All this demonstrates that the literary character of the Euphrates goes far beyond that of its physical fluvial namesake. For a lengthy look at the actual meaning of the story of the four rivers of Eden, see our article on the name Tigris.
🔼Etymology of the name Euphrates
The Greek name Euphrates consists of two elements. The first part is the adverb ευ, meaning good, well, noble:
The familiar adverb ευ (eu) means good or noble. It occurs mostly in compounds.
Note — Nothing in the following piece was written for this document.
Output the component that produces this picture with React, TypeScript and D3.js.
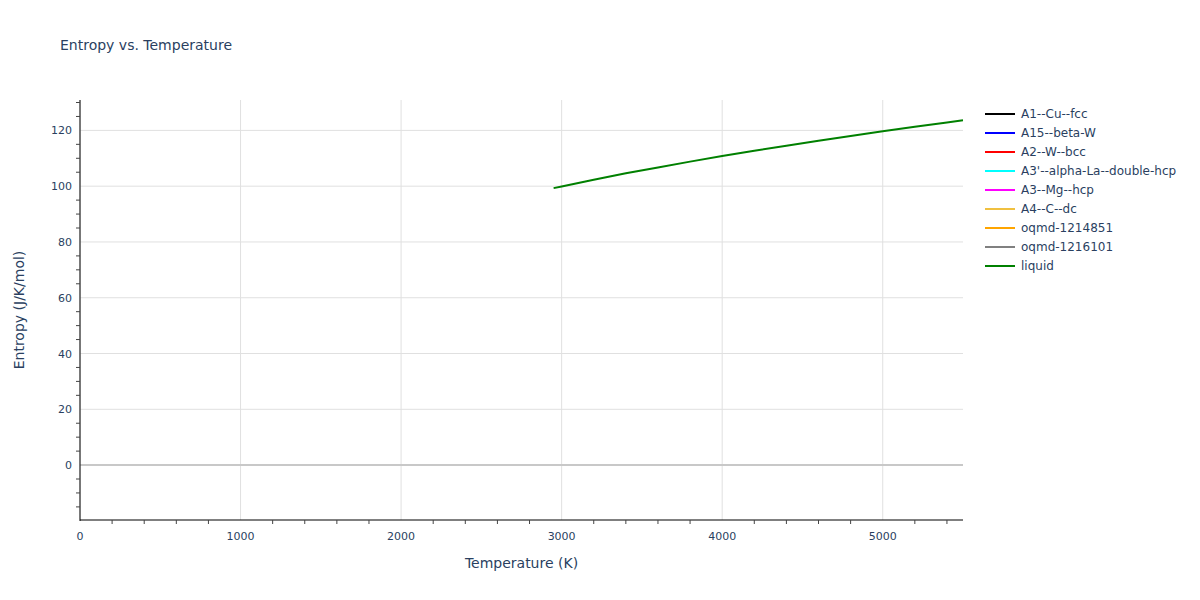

The second part of the name Euphrates is a transliteration of the Hebrew name for this river: פרת, Parat. The latter name derives from the Hebrew verb פרה (para), meaning to be fruitful:
The verb פרר (parar) means to split, divide and usually make more, expand or multiply. This root belongs to an extended family that also contains פרץ (paras), to break (through), פרש (paras and parash), to spread out or declare, פרס (paras), to break in two or divide, and פאר (pa'ar) means to branch out or to glorify.
The Bible is not concerned with political goings on and only with the evolution of the wisdom tradition, and thus with the rise of information technology (from cave paintings to blockchain). That said: our word "science" comes from the Greek verb σξιζω (schizo), which means to split, divide and make more.
Verb פרה (para) means to bear fruit or be fruitful. Noun פרי (peri) means fruit in its broadest sense. Noun פר (par) means young bull and פרה (para) means young heifer. Note that the first letter א (aleph) is believed to denote an ox-head, while its name derives from the verb אלף (alpeh), to learn or to produce thousands. The second letter, ב (beth) is also the word for house (or temple or stable). The familiar word "alphabet," therefore literally means "stable of bulls" or "house of divisions" or "temple of fruitful learning".
Noun פרא (para') is a word for wild donkey. The young bovines were probably known as fruits-of-the-herd, but donkeys in the Bible mostly symbolize lone wanderings and humility.
Noun פור (pur) means lot (hence the feast called Purim). Noun פורה (pura) denotes a winepress and פרור (parur) a cooking pot.
The name Euphrates means Good Parat or Good Bountiful One. For a meaning of the name Euphrates, NOBSE Study Bible Name List reads That Which Makes Fruitful, and Jones' Dictionary of Old Testament Proper Names reads Fruitfulness.